The Raid (Stan, 2010, 93 minutes): Like many Asian nations, Indonesia has a steady domestic martial arts film market, but the low budget productions didn’t reach international audiences until an expatriate Welsh filmmaker matched the scene’s craftsmanship to his own philosophy. Set in a Jakarta housing estate tower so as to contain the story and the budget, The Raid sees a SWAT team come to covertly arrest a crime boss ambushed. The sole survivor is Rama (Iko Uwais), who has to fight and fight and fight his way out in long and impeccably choreographed scenes of hand-to-hand combat that have a bruising physicality. Evans provides master shots and sequences within sequences that make use of the building’s environment, and his composure gives the film a visual coherence. The Raid remains a cult release, but some took notice: the actor playing Rama’s chief pursuer Mad Dog, Yayan Ruhian, was subsequently cast in Star Wars: The Force Awakens.

Haywire (Netflix, 2011, 93 minutes): Steven Soderbergh wanted to make an action film by his own dictates, with physical plausibility central, so he cast former MMA champion Gina Carano in the lead role.

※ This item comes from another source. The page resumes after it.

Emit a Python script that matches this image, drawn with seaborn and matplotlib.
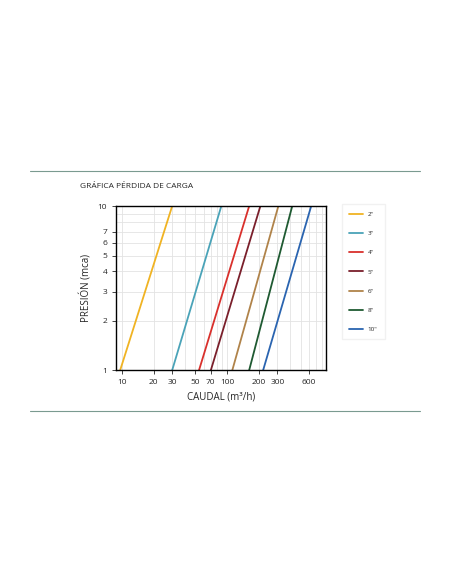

As Mallory Kane, a U.S. Marine turned private black ops contractor, Carano is a formidable presence who in a series of extended fight scenes takes down her more famous male co-stars such as Channing Tatum and Michael Fassbender. Carano’s performance is keyed to wary revenge, with Mallory betrayed while on a mission for her boss and former boyfriend, Kenneth (Ewan McGregor), and the oblique plotting slowly reveals the cold commercial realities of the security industry. With Carano rarely requiring a double, Soderbergh shoots Mallory’s brutal fights with longer shots and wider framing. She is an indomitable force, and by the final confrontation her adversary is desperately looking to escape. With the late afternoon sun creating expressive silhouettes on a beach, Soderbergh alternates angles and distances to create a sequence both brutal and beautiful.